Der Fall des weißen Pfirsichs ist vergleichbar mit dem Wein von Condrieu, der exklusiv aus einer einzigen Rebsorte, dem Viognier, hergestellt wird. Aber noch entscheidender ist der besondere Terroir. Unter diesem Aspekt hat Les vergers Boiron eine weiße Pfirsichsorte ausgewählt, Bellerime, die unsere Qualitätsansprüche und unsere Anforderungen an die Verarbeitbarkeit erfüllt. In Gegenden, die wir wegen ihrer Bodenbeschaffenheit, ihres Klimas, ihrer Anbaumethoden und ihrer Erträge, kurz, wegen ihres Terroirs, ausgesucht haben, ließen wir ganze Plantagen mit dieser Pfirsichsorte anpflanzen.
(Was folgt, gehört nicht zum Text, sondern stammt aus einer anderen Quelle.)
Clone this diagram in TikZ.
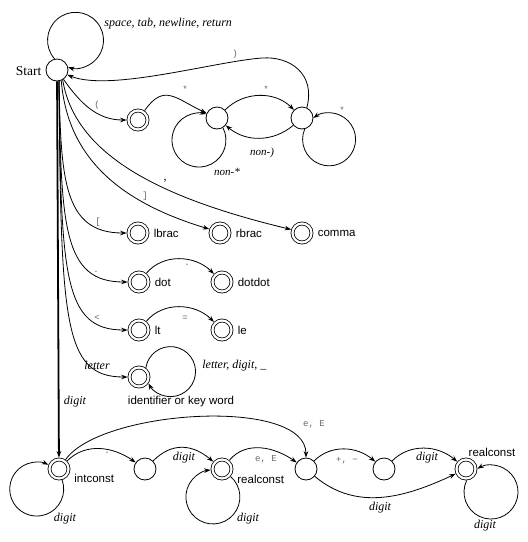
\documentclass[tikz,border=0pt]{standalone}
\usepackage{fontspec}
\setmainfont{Liberation Serif}
\setsansfont{Liberation Sans}
\setmonofont{Liberation Mono}
\usetikzlibrary{arrows.meta,calc}
% self loop drawn as a circular arc: #1 node, #2 angle to loop centre, #3 distance of loop centre, #4 loop radius
\newcommand\cwloop[4]{%
  \pgfmathsetmacro\lth{acos((#3*#3+#4*#4-130)/(2*#3*#4))}%
  \pgfmathsetmacro\lsa{#2+180-\lth}%
  \pgfmathsetmacro\lea{#2-180+\lth}%
  \draw[tr] ($(#1)+(#2:#3)+(\lsa:#4)$) arc[start angle=\lsa, end angle=\lea, radius=#4];}
\newcommand\ccwloop[4]{%
  \pgfmathsetmacro\lth{acos((#3*#3+#4*#4-130)/(2*#3*#4))}%
  \pgfmathsetmacro\lsa{#2+180+\lth}%
  \pgfmathsetmacro\lea{#2+540-\lth}%
  \draw[tr] ($(#1)+(#2:#3)+(\lsa:#4)$) arc[start angle=\lsa, end angle=\lea, radius=#4];}
\begin{document}
\begin{tikzpicture}[x=1pt,y=1pt,line width=0.8pt,
  st/.style={circle,draw,minimum size=22pt,inner sep=0pt},
  acc/.style={circle,draw,double,double distance=2.2pt,minimum size=19pt,inner sep=0pt,outer sep=1.9pt},
  tr/.style={-{Stealth[length=6.5pt,width=4.6pt]}},
  sym/.style={font=\ttfamily\fontsize{9}{10}\selectfont,text=black!60,inner sep=0pt},
  it/.style={font=\itshape\fontsize{12}{14}\selectfont,inner sep=0pt},
  nm/.style={font=\sffamily\fontsize{11.5}{13}\selectfont,inner sep=0pt},
]
\useasboundingbox (0,0) rectangle (528,-542);

% states
\node[st] (start) at (57,-70) {};
\node[font=\fontsize{13.5}{15}\selectfont,inner sep=0pt] (startlbl) at (28.5,-71) {Start};
\node[acc] (paren) at (138,-120) {};
\node[st] (A) at (217,-118) {};
\node[st] (B) at (302,-118) {};
\node[acc] (lbrac) at (138,-233) {};
\node[acc] (rbrac) at (220,-233) {};
\node[acc] (comma) at (302,-233) {};
\node[acc] (dot) at (139,-282) {};
\node[acc] (dotdot) at (222,-282) {};
\node[acc] (lt) at (139,-330) {};
\node[acc] (le) at (222,-330) {};
\node[acc] (ident) at (139,-377) {};
\node[acc] (intconst) at (59,-469) {};
\node[st] (C) at (145,-469) {};
\node[acc] (R1) at (222,-469) {};
\node[st] (D) at (306,-469) {};
\node[st] (E) at (384,-469) {};
\node[acc] (R2) at (466,-469) {};

% state names
\node[nm,anchor=west] (lbracname) at ([xshift=4pt]lbrac.east) {lbrac};
\node[nm,anchor=west] (rbracname) at ([xshift=4pt]rbrac.east) {rbrac};
\node[nm,anchor=west] (commaname) at ([xshift=4pt]comma.east) {comma};
\node[nm,anchor=west] (dotname) at ([xshift=4pt]dot.east) {dot};
\node[nm,anchor=west] (dotdotname) at ([xshift=4pt]dotdot.east) {dotdot};
\node[nm,anchor=west] (ltname) at ([xshift=4pt]lt.east) {lt};
\node[nm,anchor=west] (lename) at ([xshift=4pt]le.east) {le};
\node[nm] (identname) at (181,-402) {identifier or key word};
\node[nm,anchor=west] (intconstname) at (74,-478) {intconst};
\node[nm,anchor=west] (R1name) at (237,-479) {realconst};
\node[nm] (R2name) at (492,-452) {realconst};

% self loops
\cwloop{start}{58}{35}{28}
\cwloop{A}{230.7}{28.5}{27}
\ccwloop{B}{-38.2}{34.5}{26.5}
\cwloop{ident}{9.7}{32}{25}
\cwloop{intconst}{222}{30}{27}
\cwloop{R1}{252}{29.4}{27}
\ccwloop{R2}{-42.6}{34}{27}

% comment part
\draw[tr] (start) to[out=-55,in=180] (paren);
\draw[tr] (paren) to[out=55,in=155,looseness=1.4] (A);
\draw[tr] (A) to[out=45,in=135] (B);
\draw[tr] (B) to[out=-140,in=-40] (A);
\draw[tr] (B.65) .. controls +(75:35) and (290,-56) .. (262,-58)
          .. controls (215,-61.4) and (110,-92) .. (start.-25);

% single char tokens
\draw[tr] (start.-60) .. controls (75,-155) and (160,-198) .. (comma.162);
\draw[tr] (start.-68) .. controls (68,-165) and (130,-205) .. (rbrac.160);
\draw[tr] (start.-80) .. controls (61,-178) and (63,-233) .. (lbrac);
\draw[tr] (start.-80) .. controls (61,-227) and (63,-282) .. (dot);
\draw[tr] (start.-80) .. controls (61,-275) and (63,-330) .. (lt);
\draw[tr] (start.-80) .. controls (61,-322) and (63,-377) .. (ident);
\draw[tr] (dot) to[out=50,in=135] (dotdot);
\draw[tr] (lt) to[out=50,in=135] (le);

% numbers
\draw[tr,line width=1.8pt] (start) -- (intconst);
\draw[tr] (intconst) to[out=45,in=145] (C);
\draw[tr] (C) to[out=45,in=140,looseness=1.15] (R1);
\draw[tr] (R1) to[out=50,in=145] (D);
\draw[tr] (intconst) to[out=55,in=90,looseness=0.65] (D);
\draw[tr] (D) to[out=45,in=140] (E);
\draw[tr] (E) to[out=45,in=140] (R2);
\draw[tr] (D) to[out=-40,in=-155] (R2);

% edge labels
\node[it,anchor=west] (lws) at (104,-24) {space, tab, newline, return};
\node[sym] (lparen) at (97,-105) {(};
\node[sym] (lstar1) at (185,-89) {*};
\node[sym] (lstar2) at (266,-89) {*};
\node[sym] (lstar3) at (342,-110) {*};
\node[sym] (lrpar) at (235,-54) {)};
\node[it,font=\itshape\fontsize{11}{13}\selectfont] (lnonstar) at (227,-172) {non-*};
\node[it,font=\itshape\fontsize{11}{13}\selectfont] (lnonpar) at (262,-153) {non-)};
\node[font=\fontsize{12}{14}\selectfont,inner sep=0pt] (lcomma) at (165,-181) {,};
\node[sym] (lrbr) at (145,-196) {]};
\node[sym] (llbr) at (98,-222) {[};
\node[sym] (ldot1) at (96,-272) {.};
\node[sym] (ldot2) at (187,-265) {.};
\node[sym] (llt) at (97,-318) {<};
\node[sym] (leq) at (185,-318) {=};
\node[it] (lletter) at (97,-365) {letter};
\node[it,anchor=west] (lldu) at (202,-366) {letter, digit, \_};
\node[it] (ldigit0) at (75,-402) {digit};
\node[it] (ldigit1) at (65,-519) {digit};
\node[sym] (ldot3) at (107,-453) {.};
\node[it] (ldigit2) at (184,-458) {digit};
\node[it] (ldigit3) at (248,-519) {digit};
\node[sym] (le1) at (266,-459) {e, E};
\node[sym] (le2) at (314,-424) {e, E};
\node[sym] (lpm) at (347,-461) {+, −};
\node[it] (ldigit4) at (427,-458) {digit};
\node[it] (ldigit5) at (380,-508) {digit};
\node[it] (ldigit6) at (485,-526) {digit};
\end{tikzpicture}
\end{document}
In Zukunft wird sie der alleinige Bestandteil unseres sortenreinen weißen Pfirsichpürees sein, denn sie liefert alles, was wir für unser Püree suchen.

In unserer Partnerschaft mit der familiengeführten Obstplantage im Departement Var (Südfrankreich) praktizieren wir seit 20 Jahren die gleiche Politik, um Früchte zu erzeugen, die sich wie gemacht für unsere Les vergers Boiron Fruchtpürees ohne hinzugefügten Zucker eignen.

Um unsere Kenntnisse über die Rohware, die Produktionszonen, Anbauer und Erntebedingungen zu nutzen, wenden wir etwas an, das wir "fruitification" nennen und von der Philosophie der Weinbereitung abgeschaut ist! Dieser Begriff integriert das Konzept des Terroirs im weitesten Wortsinne, d.h. er berücksichtigt die Eigenschaften des Bodens, des Anbauortes und das Wissen der Menschen, die dafür arbeiten, dass die Frucht ihre besonderen Merkmale erhält!"